Again, in his eighth chapter, “Of the Pestilential Fever, or Plague, or Boche [Botch],” he remarks upon the varying types of pestilential diseases, mentioning among other national types the English sweat:
“As we, not out of mind past, with a sweat called stoupe galante, as that worthy Doctor Caius hath written at large in his book De Ephemera Britannica,” adding the remark that here concerns us:—“and sethence [since then], with many pestilential agues, and, lastly of all, with the pestilential boche [botch or plague rightly termed].” These continued fevers, pestilential agues, or hot rotten agues, Jones distinguishes from quotidians, tertians and quartans. Of the last he says: “and when quartans reign everywhere, as they did of no long years past; of the which then I tasted part, besides my experience had of others,”—probably the fevers of 1558, elsewhere called by him the sweating sickness, and by Stow called “quartan agues.” He mentions also quintains, which he had never seen in England, “but yet in Ireland, at a place called Carlow, I was informed by Mr Brian Jones, then there captain, of a kerne or gentleman there that had the quintain long.”
Not only the term “ague,” but also the terms “intermittent,” “tertian,” and more especially “quartan,” can hardly be taken in their modern sense as restricted to malarial or climatic fevers. An intermittent or paroxysmal character of fevers was made out on various grounds, to suit the traditional Galenic or Greek teaching; but the paroxysms and intermissions were not associated specially with rise and fall of the body-temperature. The curious history of agues, and of the specialist ague-curers, properly belongs to the time of the Restoration, when Peruvian bark came into vogue, and will be fully dealt with in the first chapter of another volume.
The last years in the Tudor period that stand out conspicuously in the parish registers for a high mortality, not due to plague, are 1597-8. The year 1597 was a season of influenza in Italy, and perhaps elsewhere in Europe; so that the epidemic in England that year may have been the same, but more probably was famine-fever. In the parish register of Cranbrooke the deaths for the year are 222, against 56 births; and 181 of the deaths are marked with the mark which is supposed to mean plague proper.
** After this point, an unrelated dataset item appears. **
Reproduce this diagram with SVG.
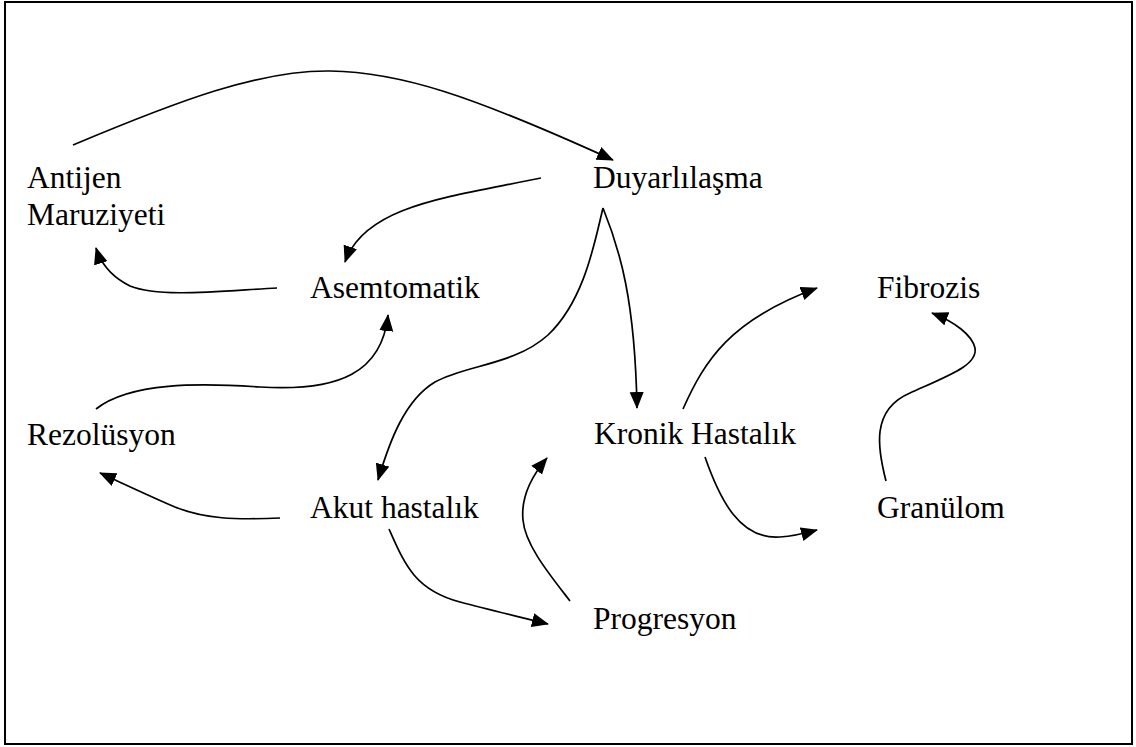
<svg xmlns="http://www.w3.org/2000/svg" width="1136" height="747" viewBox="0 0 1136 747">
<style>
.lbl{font-family:"Liberation Serif","Times New Roman",serif;font-size:31.5px;fill:#000}
.c{fill:none;stroke:#000;stroke-width:1.7}
.a{marker-end:url(#ah)}
</style>
<defs>
<marker id="ah" markerUnits="userSpaceOnUse" markerWidth="18" markerHeight="15" refX="16" refY="7" orient="auto">
<path d="M0,0 L17,7 L0,14 z" fill="#000"/>
</marker>
</defs>
<rect x="5" y="2" width="1127" height="742" fill="#fff" stroke="#000" stroke-width="2"/>
<g id="connectors">
<path class="c a" d="M73,145 C180,100 260,70 330,71 C400,72 470,95 613,160"/>
<path class="c a" d="M541,178 C450,197 365,205 345,262"/>
<path class="c a" d="M277,288 C220,291 160,298 130,286 C112,277 101,264 96,248"/>
<path class="c a" d="M96,409 C130,382 200,383 260,387 C340,392 382,372 388,315"/>
<path class="c a" d="M280,518 C235,520 205,519 175,507 C145,494 122,483 100,473"/>
<path class="c a" d="M603,208 C595,240 585,300 548,335 C515,365 465,365 435,382 C405,400 390,440 378,480"/>
<path class="c a" d="M603,208 C620,250 635,300 637,408"/>
<path class="c a" d="M683,409 C705,360 730,320 817,288"/>
<path class="c a" d="M705,457 C720,500 740,540 780,537 C795,536 806,533 817,530"/>
<path class="c a" d="M886,481 C878,450 870,410 910,393 C950,375 978,365 975,348 C972,335 955,322 932,313"/>
<path class="c a" d="M389,529 C405,565 415,590 460,602 C490,610 520,617 548,624"/>
<path class="c a" d="M570,601 C550,575 525,545 523,520 C521,500 530,478 547,458"/>
</g>
<g id="antijen"><text class="lbl" x="27" y="188">Antijen</text><text class="lbl" x="27" y="225">Maruziyeti</text></g>
<g id="duyarlilasma"><text class="lbl" x="593" y="188">Duyarlılaşma</text></g>
<g id="asemtomatik"><text class="lbl" x="310" y="298">Asemtomatik</text></g>
<g id="fibrozis"><text class="lbl" x="877" y="298">Fibrozis</text></g>
<g id="rezolusyon"><text class="lbl" x="27" y="445">Rezolüsyon</text></g>
<g id="kronik"><text class="lbl" x="594" y="444">Kronik Hastalık</text></g>
<g id="akut"><text class="lbl" x="310" y="518">Akut hastalık</text></g>
<g id="granulom"><text class="lbl" x="877" y="518">Granülom</text></g>
<g id="progresyon"><text class="lbl" x="593" y="629">Progresyon</text></g>
</svg>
The register of Tiverton has 277 deaths, against 66 births, but it is almost certain that the cause of the excess was not plague, of which the nearest epidemic in that town was in 1591. In a country parish of Hampshire, with a population of some 2700, the deaths in 1597 were 117, against 48 births, the mortality being about twice as great as in any year from the commencement of the register in 1569, and after until 1612[822]. In the north of England the type of disease in 1597-8 was plague proper.